**RAW DATA:**
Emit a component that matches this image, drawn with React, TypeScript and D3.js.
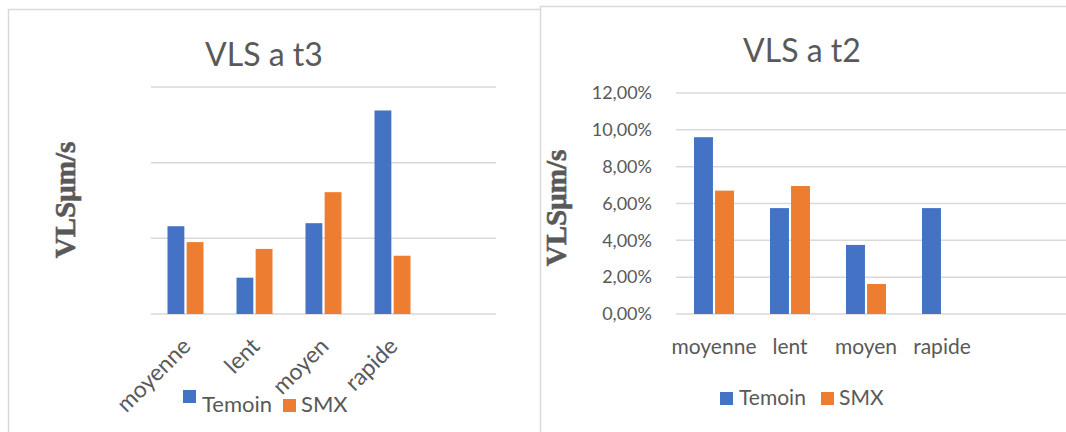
import React from "react";
import * as d3 from "d3";

const categories = ["moyenne", "lent", "moyen", "rapide"];
const seriesNames = ["Temoin", "SMX"];
const t3Temoin = [1.16, 0.48, 1.2, 2.69];
const t3SMX = [0.95, 0.86, 1.61, 0.77];
const t3Ticks = [0, 1, 2, 3];
const t2Temoin = [0.096, 0.0575, 0.0375, 0.0575];
const t2SMX: (number | null)[] = [0.067, 0.0695, 0.0163, null];
const t2Ticks = [0, 0.02, 0.04, 0.06, 0.08, 0.1, 0.12];

const BLUE = "#4472C4";
const ORANGE = "#ED7D31";
const GRID = "#D9D9D9";
const TEXT = "#595959";
const SANS = "Lato, 'Open Sans', sans-serif";
const SERIF = "'Liberation Serif', 'DejaVu Serif', serif";

const colors = [BLUE, ORANGE];

function pct(v: number) {
  return d3.format(".2%")(v).replace(".", ",");
}

export default function App() {
  // Left chart (t3)
  const L = { x0: 151, slot: 69, slots: 5, yTop: 87, yBase: 314 };
  const xL = d3
    .scaleBand<string>()
    .domain(categories)
    .range([L.x0, L.x0 + L.slot * categories.length]);
  const subL = d3
    .scaleBand<string>()
    .domain(seriesNames)
    .range([16.5, L.slot - 16.5])
    .paddingInner(0.12);
  const yL = d3.scaleLinear().domain([0, 3]).range([L.yBase, L.yTop]);
  const t3Data = [t3Temoin, t3SMX];

  // Right chart (t2)
  const R = { x0: 676, slot: 76, yTop: 93, yBase: 314, xEnd: 1066 };
  const xR = d3
    .scaleBand<string>()
    .domain(categories)
    .range([R.x0, R.x0 + R.slot * categories.length]);
  const subR = d3
    .scaleBand<string>()
    .domain(seriesNames)
    .range([18, R.slot - 18])
    .paddingInner(0.1);
  const yR = d3.scaleLinear().domain([0, 0.12]).range([R.yBase, R.yTop]);
  const t2Data = [t2Temoin, t2SMX];

  return (
    <svg
      width={1066}
      height={432}
      style={{ position: "absolute", left: 0, top: 0, background: "#fff" }}
    >
      <rect x={0} y={0} width={1066} height={432} fill="#fff" />
      {/* borders */}
      <path d="M8.5,432 V9.5 H540" fill="none" stroke={GRID} strokeWidth={1.5} />
      <path d="M540.5,432 V6.5 H1066" fill="none" stroke={GRID} strokeWidth={1.5} />

      {/* ---------- Left chart ---------- */}
      <text x={264} y={66} textAnchor="middle" fontFamily={SANS} fontSize={32} fill={TEXT}>
        VLS a t3
      </text>
      {t3Ticks.map((t) => (
        <line
          key={t}
          x1={L.x0}
          x2={L.x0 + L.slot * L.slots}
          y1={yL(t)}
          y2={yL(t)}
          stroke={GRID}
          strokeWidth={1.5}
        />
      ))}
      {t3Data.map((vals, si) =>
        vals.map((v, ci) => (
          <rect
            key={`l${si}-${ci}`}
            x={(xL(categories[ci]) as number) + (subL(seriesNames[si]) as number)}
            width={subL.bandwidth()}
            y={yL(v)}
            height={yL(0) - yL(v)}
            fill={colors[si]}
          />
        ))
      )}
      {categories.map((c) => {
        const cx = (xL(c) as number) + xL.bandwidth() / 2;
        return (
          <text
            key={c}
            transform={`translate(${cx + 1},${342}) rotate(-45)`}
            textAnchor="end"
            dy="0.35em"
            fontFamily={SANS}
            fontSize={23}
            fill={TEXT}
          >
            {c}
          </text>
        );
      })}
      <text
        transform={`translate(${75},${200}) rotate(-90)`}
        textAnchor="middle"
        fontFamily={SERIF}
        fontWeight="bold"
        fontSize={29}
        fill={TEXT}
        stroke={TEXT}
        strokeWidth={0.6}
      >
        VLSµm/s
      </text>
      {/* legend left */}
      <rect x={183} y={390} width={13} height={13} fill={BLUE} />
      <text x={202} y={412} fontFamily={SANS} fontSize={22} fill={TEXT}>
        {seriesNames[0]}
      </text>
      <rect x={283} y={399} width={13} height={13} fill={ORANGE} />
      <text x={301} y={412} fontFamily={SANS} fontSize={22} fill={TEXT}>
        {seriesNames[1]}
      </text>

      {/* ---------- Right chart ---------- */}
      <text x={802} y={62} textAnchor="middle" fontFamily={SANS} fontSize={32} fill={TEXT}>
        VLS a t2
      </text>
      {t2Ticks.map((t) => (
        <g key={t}>
          <line
            x1={R.x0}
            x2={R.xEnd}
            y1={yR(t)}
            y2={yR(t)}
            stroke={GRID}
            strokeWidth={1.5}
          />
          <text
            x={652}
            y={yR(t)}
            dy="0.35em"
            textAnchor="end"
            fontFamily={SANS}
            fontSize={18}
            fill={TEXT}
          >
            {pct(t)}
          </text>
        </g>
      ))}
      {t2Data.map((vals, si) =>
        vals.map((v, ci) =>
          v == null ? null : (
            <rect
              key={`r${si}-${ci}`}
              x={(xR(categories[ci]) as number) + (subR(seriesNames[si]) as number)}
              width={subR.bandwidth()}
              y={yR(v)}
              height={yR(0) - yR(v)}
              fill={colors[si]}
            />
          )
        )
      )}
      {categories.map((c) => {
        const cx = (xR(c) as number) + xR.bandwidth() / 2;
        return (
          <text
            key={c}
            x={cx}
            y={354}
            textAnchor="middle"
            fontFamily={SANS}
            fontSize={21}
            fill={TEXT}
          >
            {c}
          </text>
        );
      })}
      <text
        transform={`translate(${566},${208}) rotate(-90)`}
        textAnchor="middle"
        fontFamily={SERIF}
        fontWeight="bold"
        fontSize={29}
        fill={TEXT}
        stroke={TEXT}
        strokeWidth={0.6}
      >
        VLSµm/s
      </text>
      {/* legend right */}
      <rect x={720} y={392} width={13} height={13} fill={BLUE} />
      <text x={739} y={405} fontFamily={SANS} fontSize={21} fill={TEXT}>
        {seriesNames[0]}
      </text>
      <rect x={821} y={392} width={13} height={13} fill={ORANGE} />
      <text x={839} y={405} fontFamily={SANS} fontSize={21} fill={TEXT}>
        {seriesNames[1]}
      </text>
    </svg>
  );
}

**JOB:** In the data above, please extract the lines from the first one through the line with "import * as", exactly, and keep pictures out.

**RESULT OF THIS TASK:**
Emit a component that matches this image, drawn with React, TypeScript and D3.js.
import React from "react";
import * as d3 from "d3";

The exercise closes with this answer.